— begin ENTRIES SUPPLIED —
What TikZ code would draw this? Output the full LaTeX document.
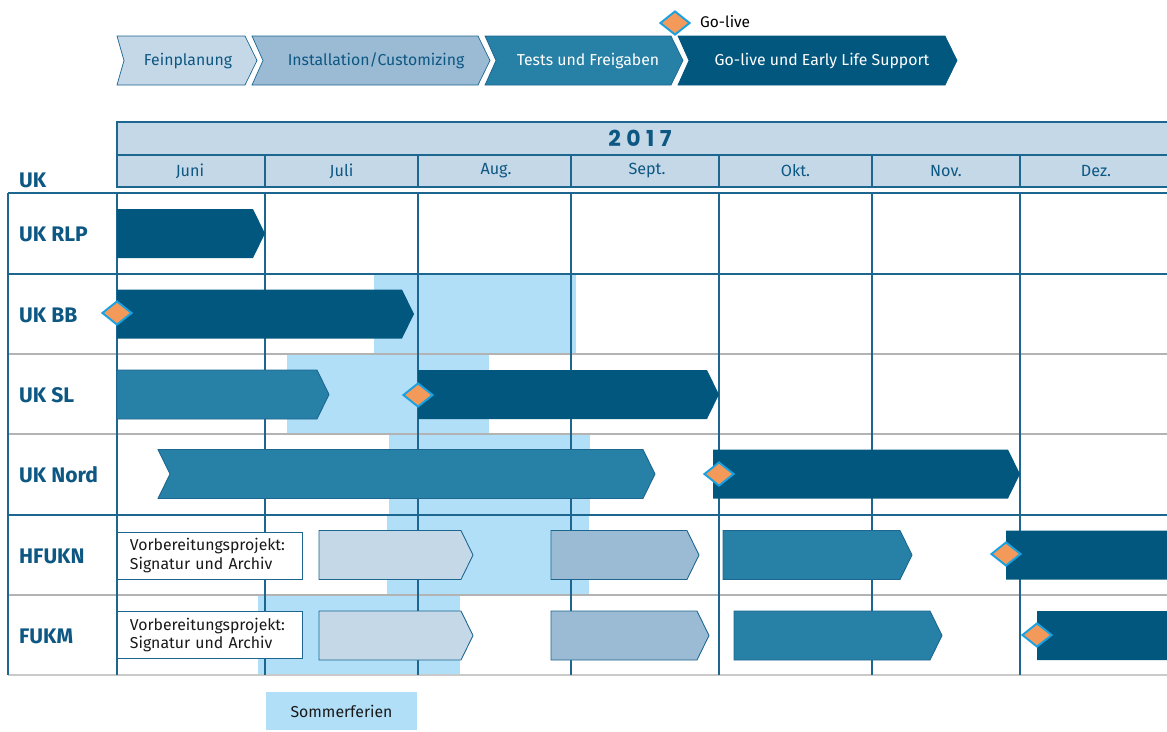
\documentclass[tikz,border=0pt]{standalone}
\usepackage{fontspec}
\setmainfont{Fira Sans}
\newfontfamily\yearfont{Poppins}[LetterSpace=25]
\usetikzlibrary{shapes.geometric}

\definecolor{pale}{HTML}{C5D8E7}
\definecolor{steel}{HTML}{9BBBD4}
\definecolor{petrol}{HTML}{2780A5}
\definecolor{deep}{HTML}{02577F}
\definecolor{rim}{HTML}{1C6690}
\definecolor{holiday}{HTML}{B1DFF8}
\definecolor{milestone}{HTML}{F39A5B}
\definecolor{msrim}{HTML}{1AA1E1}
\definecolor{ink}{HTML}{0D5783}
\definecolor{rowgray}{HTML}{B3B3B3}

% chevron bar: [style]{left}{tip}{centre y}{notch depth}
\newcommand\ganttbar[5][]{%
  \path[#1] (#2,#4-24.5) -- (#3-12,#4-24.5) -- (#3,#4) -- (#3-12,#4+24.5)
    -- (#2,#4+24.5) -- (#2+#5,#4) -- cycle;}

\begin{document}
\begin{tikzpicture}[
    x=0.02cm, y=-0.02cm,
    bar/.style={draw=rim, line width=0.5pt},
    grid/.style={draw=rim, line width=0.9pt},
    thin/.style={draw=rowgray, line width=0.9pt},
    ms/.style={diamond, draw=msrim, fill=milestone, line width=1.1pt,
               inner sep=0pt, minimum width=0.6cm, minimum height=0.48cm},
    phase/.style={font=\fontsize{9}{11}\selectfont},
    month/.style={text=ink, font=\fontsize{9.2}{11}\selectfont},
    rowlabel/.style={anchor=west, text=ink, font=\bfseries\fontsize{12}{14}\selectfont},
    notebox/.style={anchor=west, draw=rim, fill=white, line width=0.5pt, align=left,
                    text width=3.2cm, inner xsep=0.25cm, minimum height=0.94cm,
                    font=\fontsize{9}{10.8}\selectfont, text=black!90}
    ]
    \useasboundingbox (0,0) rectangle (1167,731);
    \clip (0,0) rectangle (1167,731);

    % project phases
    \ganttbar[phase, draw=rim, fill=pale]{117}{257}{60.5}{7}
    \ganttbar[phase, draw=rim, fill=steel]{252}{490}{60.5}{11}
    \ganttbar[phase, draw=rim, fill=petrol]{485}{683}{60.5}{11}
    \ganttbar[phase, draw=deep, fill=deep]{678}{957}{60.5}{11}
    \node[phase, text=ink] (fein) at (188,61) {Feinplanung};
    \node[phase, text=ink] (inst) at (376,61) {Installation/Customizing};
    \node[phase, text=white] (test) at (588,61) {Tests und Freigaben};
    \node[phase, text=white] (live) at (822,61) {Go-live und Early Life Support};
    \node[ms] (msleg) at (675,23) {};
    \node[anchor=west, font=\fontsize{8.8}{10}\selectfont] (golive) at (694,22) {Go-live};

    % summer holidays
    \fill[holiday] (374,274) rectangle (576,354);
    \fill[holiday] (287,354) rectangle (489,434);
    \fill[holiday] (389,434) rectangle (590,515);
    \fill[holiday] (387,515) rectangle (589,595);
    \fill[holiday] (258,595) rectangle (460,675);

    % year and months
    \draw[grid, fill=pale] (117,122) rectangle (1180,187);
    \draw[grid] (117,155) -- (1180,155);
    \foreach \x in {265,418,571,719,872,1020}
        \draw[grid] (\x,155) -- (\x,187);
    \node[text=ink, font=\yearfont\bfseries\fontsize{12.5}{14}\selectfont] (year) at (640,138) {2017};
    \foreach \m/\x/\name in {1/190/Juni, 2/341.5/Juli, 3/496/Aug., 4/647/Sept.,
                             5/795.5/Okt., 6/946/Nov., 7/1096/Dez.}
        \node[month] (m\m) at (\x,171) {\name};
    \node[rowlabel] (uk) at (13,180) {UK};

    % table
    \foreach \y in {354,434,595}
        \draw[thin] (8,\y) -- (1180,\y);
    \draw[thin, draw=rowgray!70] (8,675) -- (1180,675);
    \draw[grid, line width=1.3pt] (8,193) -- (1180,193);
    \foreach \y in {274,515}
        \draw[grid] (8,\y) -- (1180,\y);
    \foreach \x in {8,117,265,418,571,719,872,1020}
        \draw[grid] (\x,193) -- (\x,675);

    \foreach \r/\y/\name in {1/234/UK RLP, 2/315/UK BB, 3/395.5/UK SL,
                             4/475/UK Nord, 5/556/HFUKN, 6/636/FUKM}
        \node[rowlabel] (r\r) at (13,\y) {\name};

    % UK RLP
    \ganttbar[fill=deep]{117}{265}{233.5}{0}
    % UK BB
    \ganttbar[fill=deep]{117}{414}{314}{0}
    % UK SL
    \ganttbar[bar, fill=petrol]{117}{329}{394.5}{0}
    \ganttbar[fill=deep]{418}{719}{394.5}{0}
    % UK Nord
    \ganttbar[bar, fill=petrol]{158}{655}{474}{12}
    \ganttbar[fill=deep]{713}{1020}{474}{0}
    % HFUKN
    \node[notebox] (prep1) at (117,555.5) {Vorbereitungsprojekt:\\Signatur und Archiv};
    \ganttbar[bar, fill=pale]{319}{473}{555}{0}
    \ganttbar[bar, fill=steel]{551}{699}{555}{0}
    \ganttbar[bar, fill=petrol]{723}{912}{555}{0}
    \ganttbar[fill=deep]{1006}{1200}{555}{0}
    % FUKM
    \node[notebox] (prep2) at (117,635) {Vorbereitungsprojekt:\\Signatur und Archiv};
    \ganttbar[bar, fill=pale]{319}{473}{635.5}{0}
    \ganttbar[bar, fill=steel]{551}{709}{635.5}{0}
    \ganttbar[bar, fill=petrol]{734}{942}{635.5}{0}
    \ganttbar[fill=deep]{1037}{1200}{635.5}{0}

    % go-live milestones
    \node[ms] (d1) at (117,313) {};
    \node[ms] (d2) at (418,395) {};
    \node[ms] (d3) at (719,474) {};
    \node[ms] (d4) at (1006,554) {};
    \node[ms] (d5) at (1037,635) {};

    % legend
    \node[fill=holiday, minimum width=3.02cm, minimum height=0.76cm,
          font=\fontsize{9}{10}\selectfont, text=black!90] (ferien) at (341.5,711) {Sommerferien};
\end{tikzpicture}
\end{document}
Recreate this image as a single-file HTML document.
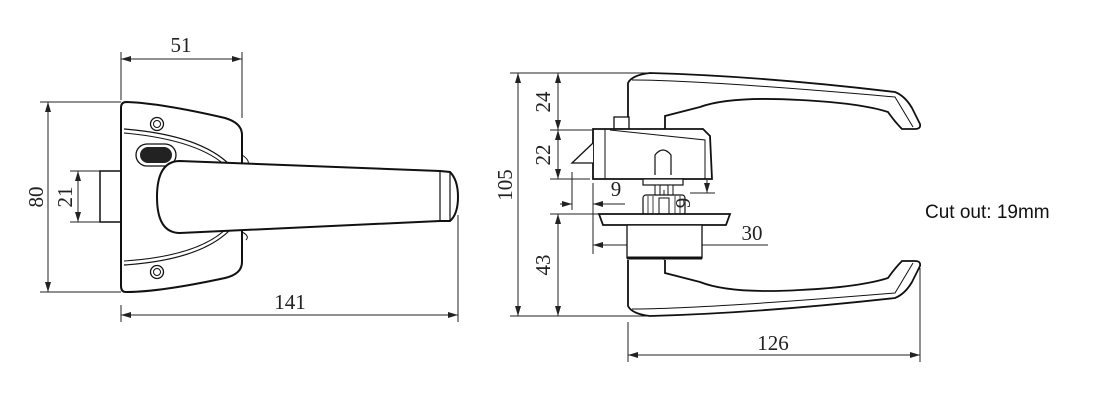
<!DOCTYPE html>
<html><head><meta charset="utf-8"><style>
html,body{margin:0;padding:0;background:#fff;width:1100px;height:400px;overflow:hidden}
svg{display:block}
.d{font-family:"Liberation Serif",serif;font-size:21px;fill:#222}
</style></head><body>
<svg width="1100" height="400" viewBox="0 0 1100 400" xmlns="http://www.w3.org/2000/svg">
<defs>
<marker id="a" markerWidth="10" markerHeight="6" refX="10" refY="3" orient="auto-start-reverse" markerUnits="userSpaceOnUse"><path d="M0,0 L10,3 L0,6 z" fill="#222"/></marker>
</defs>
<g stroke="#222" stroke-width="1" fill="none">
<!-- LEFT VIEW dimensions -->
<line x1="121" y1="52" x2="121" y2="100"/>
<line x1="242" y1="52" x2="242" y2="118"/>
<line x1="121" y1="59" x2="242" y2="59" marker-start="url(#a)" marker-end="url(#a)"/>
<line x1="40" y1="102" x2="121" y2="102"/>
<line x1="40" y1="292" x2="121" y2="292"/>
<line x1="48" y1="102" x2="48" y2="292" marker-start="url(#a)" marker-end="url(#a)"/>
<line x1="70" y1="171" x2="100" y2="171"/>
<line x1="70" y1="222" x2="100" y2="222"/>
<line x1="78" y1="171" x2="78" y2="222" marker-start="url(#a)" marker-end="url(#a)"/>
<line x1="121" y1="305" x2="121" y2="322"/>
<line x1="458" y1="215" x2="458" y2="322"/>
<line x1="121" y1="315" x2="458" y2="315" marker-start="url(#a)" marker-end="url(#a)"/>
</g>
<g stroke="#111" stroke-width="2" fill="#fff">
<rect x="100" y="171" width="21" height="51" stroke-width="1.5"/>
<path d="M126,102 Q160,103 225,118 Q242,123 242,135 L242,262 Q242,274 225,278 Q160,292 126,292 Q121,292 121,286 L121,108 Q121,102 126,102 Z"/>
<path d="M124,129 Q200,135 230,165 M124,265 Q200,260 230,230" stroke-width="1.2" fill="none"/>
<path d="M124,133 Q200,140 228,168 M124,261 Q200,256 228,227" stroke-width="1" fill="none"/>
<path d="M242,155 Q250,160 248,165 M242,232 Q250,236 246,240" stroke-width="1" fill="none"/>
<circle cx="157" cy="124" r="6.5" stroke-width="1.3"/><circle cx="157" cy="124" r="3.5" stroke-width="1"/>
<circle cx="157" cy="272" r="6.5" stroke-width="1.3"/><circle cx="157" cy="272" r="3.5" stroke-width="1"/>
<rect x="136" y="144" width="40" height="22" rx="11" stroke-width="1.3"/>
<rect x="140" y="147" width="32" height="16" rx="8" fill="#222" stroke="none"/>
<path d="M180,161 L440,171 L450,172 Q458,180 458,197 Q458,214 450,221 L440,221 L180,233 Q157,233 157,197 Q157,161 180,161 Z"/>
<path d="M440,171 L440,221 M450,172 L450,221" stroke-width="1.2" fill="none"/>
</g>
<text class="d" x="181" y="52" text-anchor="middle">51</text>
<text class="d" x="290" y="309" text-anchor="middle">141</text>
<text class="d" transform="translate(43,197) rotate(-90)" text-anchor="middle">80</text>
<text class="d" transform="translate(72,197) rotate(-90)" text-anchor="middle">21</text>

<!-- RIGHT VIEW -->
<g stroke="#222" stroke-width="1" fill="none">
<line x1="510" y1="73" x2="652" y2="73"/>
<line x1="510" y1="316" x2="652" y2="316"/>
<line x1="518" y1="73" x2="518" y2="316" marker-start="url(#a)" marker-end="url(#a)"/>
<line x1="550" y1="130" x2="592" y2="130"/>
<line x1="550" y1="179" x2="590" y2="179"/>
<line x1="550" y1="214" x2="600" y2="214"/>
<line x1="558" y1="73" x2="558" y2="130" marker-start="url(#a)" marker-end="url(#a)"/>
<line x1="558" y1="130" x2="558" y2="179" marker-start="url(#a)" marker-end="url(#a)"/>
<line x1="558" y1="214" x2="558" y2="316" marker-start="url(#a)" marker-end="url(#a)"/>
<line x1="572" y1="172" x2="572" y2="210"/>
<line x1="560" y1="204" x2="572" y2="204" marker-end="url(#a)"/>
<line x1="593" y1="183" x2="593" y2="254"/>
<line x1="593" y1="204" x2="625" y2="204" marker-start="url(#a)"/>
<line x1="690" y1="193" x2="715" y2="193"/>
<line x1="707" y1="180" x2="707" y2="193" marker-end="url(#a)"/>
<line x1="707" y1="215" x2="707" y2="225" marker-start="url(#a)"/>
<line x1="593" y1="245" x2="768" y2="245"/>
<line x1="593" y1="245" x2="664" y2="245" marker-start="url(#a)" marker-end="url(#a)"/>
<line x1="664" y1="190" x2="664" y2="270"/>
<line x1="628" y1="322" x2="628" y2="362"/>
<line x1="920" y1="268" x2="920" y2="362"/>
<line x1="628" y1="355" x2="920" y2="355" marker-start="url(#a)" marker-end="url(#a)"/>
</g>
<g stroke="#111" stroke-width="1.8" fill="#fff">
<path d="M628,120 L628,83 Q632,75 650,73 Q760,76 895,92 Q905,96 912,108 L920,124 Q921,129 915,129 L902,129 Q895,122 888,112 Q860,103 800,100 Q730,96 700,107 L665,116 L665,129"/>
<path d="M632,80 Q700,80 895,97 L913,127" fill="none" stroke-width="1"/>
<path d="M628,260 L628,306 Q632,314 650,316 Q760,313 895,298 Q905,294 912,282 L920,266 Q921,261 915,261 L902,261 Q895,268 888,278 Q860,287 800,290 Q730,294 700,282 L665,273 L665,260"/>
<path d="M632,309 Q700,309 895,293 L913,263" fill="none" stroke-width="1"/>
<rect x="614" y="117" width="15" height="12" stroke-width="1.3"/>
<path d="M593,129 L703,129 L710,136 L712,179 L593,179 Z"/>
<path d="M605,129 L605,179 M610,130 L705,140 L705,179" fill="none" stroke-width="1"/>
<path d="M593,143 L572,163 L593,163" stroke-width="1.3"/>
<rect x="643" y="179" width="40" height="6" stroke-width="1.2"/>
<path d="M655,175 L655,155 Q663,145 671,155 L671,175" stroke-width="1.2"/>
<rect x="655" y="185" width="5" height="12" stroke-width="1"/><rect x="668" y="185" width="5" height="12" stroke-width="1"/>
<rect x="643" y="195" width="42" height="20" rx="3" stroke-width="1.2"/>
<path d="M648,196 V214 M653,196 V214 M675,196 V214 M680,196 V214" stroke-width="0.8" fill="none"/>
<rect x="659" y="198" width="10" height="17" stroke-width="1"/>
<path d="M599,214 L730,214 L726,225 L603,225 Z"/>
<rect x="627" y="225" width="75" height="33" stroke-width="1.3"/>
<line x1="627" y1="258" x2="702" y2="258" stroke-width="3"/>
</g>
<text class="d" x="773" y="350" text-anchor="middle">126</text>
<text class="d" x="752" y="240" text-anchor="middle">30</text>
<text class="d" x="616" y="196" text-anchor="middle">9</text>
<text class="d" transform="translate(690,203) rotate(-90)" text-anchor="middle">9</text>
<text class="d" transform="translate(512,185) rotate(-90)" text-anchor="middle">105</text>
<text class="d" transform="translate(550,102) rotate(-90)" text-anchor="middle">24</text>
<text class="d" transform="translate(550,155) rotate(-90)" text-anchor="middle">22</text>
<text class="d" transform="translate(550,265) rotate(-90)" text-anchor="middle">43</text>
<text x="925" y="218" font-family="Liberation Sans, sans-serif" font-size="19" fill="#111">Cut out: 19mm</text>
</svg>
</body></html>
— end ENTRIES SUPPLIED —
§ PROBLEM DESCRIPTION
Reproduce only the lines of the records from the start up to and including the line that holds "-- (#2,#4+24.5) -- (#2+#5,#4)"; do not carry over any picture.

§ REPLY
What TikZ code would draw this? Output the full LaTeX document.
\documentclass[tikz,border=0pt]{standalone}
\usepackage{fontspec}
\setmainfont{Fira Sans}
\newfontfamily\yearfont{Poppins}[LetterSpace=25]
\usetikzlibrary{shapes.geometric}

\definecolor{pale}{HTML}{C5D8E7}
\definecolor{steel}{HTML}{9BBBD4}
\definecolor{petrol}{HTML}{2780A5}
\definecolor{deep}{HTML}{02577F}
\definecolor{rim}{HTML}{1C6690}
\definecolor{holiday}{HTML}{B1DFF8}
\definecolor{milestone}{HTML}{F39A5B}
\definecolor{msrim}{HTML}{1AA1E1}
\definecolor{ink}{HTML}{0D5783}
\definecolor{rowgray}{HTML}{B3B3B3}

% chevron bar: [style]{left}{tip}{centre y}{notch depth}
\newcommand\ganttbar[5][]{%
  \path[#1] (#2,#4-24.5) -- (#3-12,#4-24.5) -- (#3,#4) -- (#3-12,#4+24.5)
    -- (#2,#4+24.5) -- (#2+#5,#4) -- cycle;}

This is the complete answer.